At Test Fest, we basically jump from one car to the next, and drive them on a prescribed route back-to-back within the categories, to make sure we compare them as fairly as possible.
Which means each of us gets into a car after one of our colleagues has driven it.
And two things are really bugging me this week.
First, virtually every car I get into has its side-view mirrors adjusted incorrectly.
Regular readers know the drill; for newbies, you crank them WAY farther out than they taught you in high school driver's ed.
"See the side of your own car," you were told. Why? You know perfectly well where the side of your own car is - IT'S RIGHT THERE WHERE YOU FOUND IT THIS MORNING.
It hasn't moved. No need to keep track of it.
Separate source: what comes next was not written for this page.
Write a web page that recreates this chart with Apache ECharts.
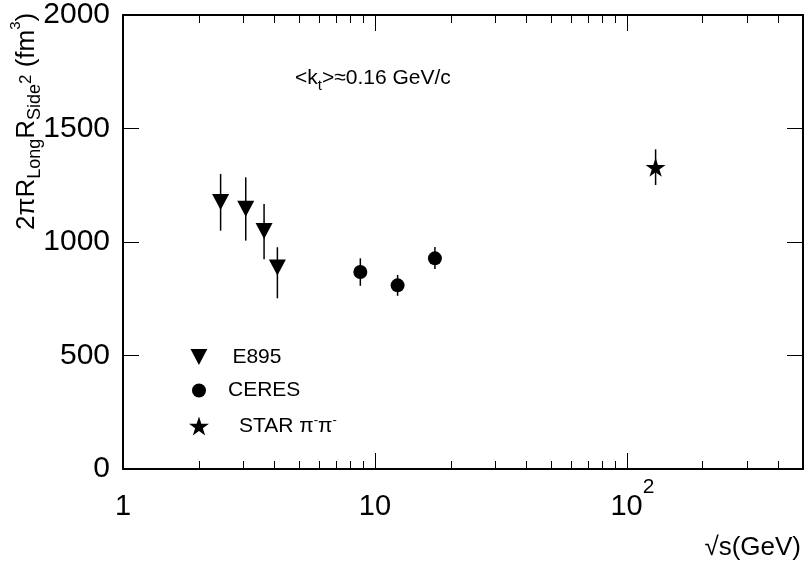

It's what's BESIDE the side of your own car in the adjacent lane that you need to watch out for.
Anyway, apparently most of Canada's car 'experts' don't know this simple rule.
BTW, it isn't just me any more. The Society of Automotive Engineers did a paper a few years ago proving beyond a shadow of a doubt that this is how to do it.
Second, and this applies to their personal cars as well as their test cars - it's
stunning how many of these 'experts' don't know enough to back into parking spots. This is best because you can see if anything is in the spot as you drive past it to prepare to reverse into it; it is much more dangerous to back out of the spot when you don't - often cannot - see what's coming behind you.
C'mon, AJAC members - get it together.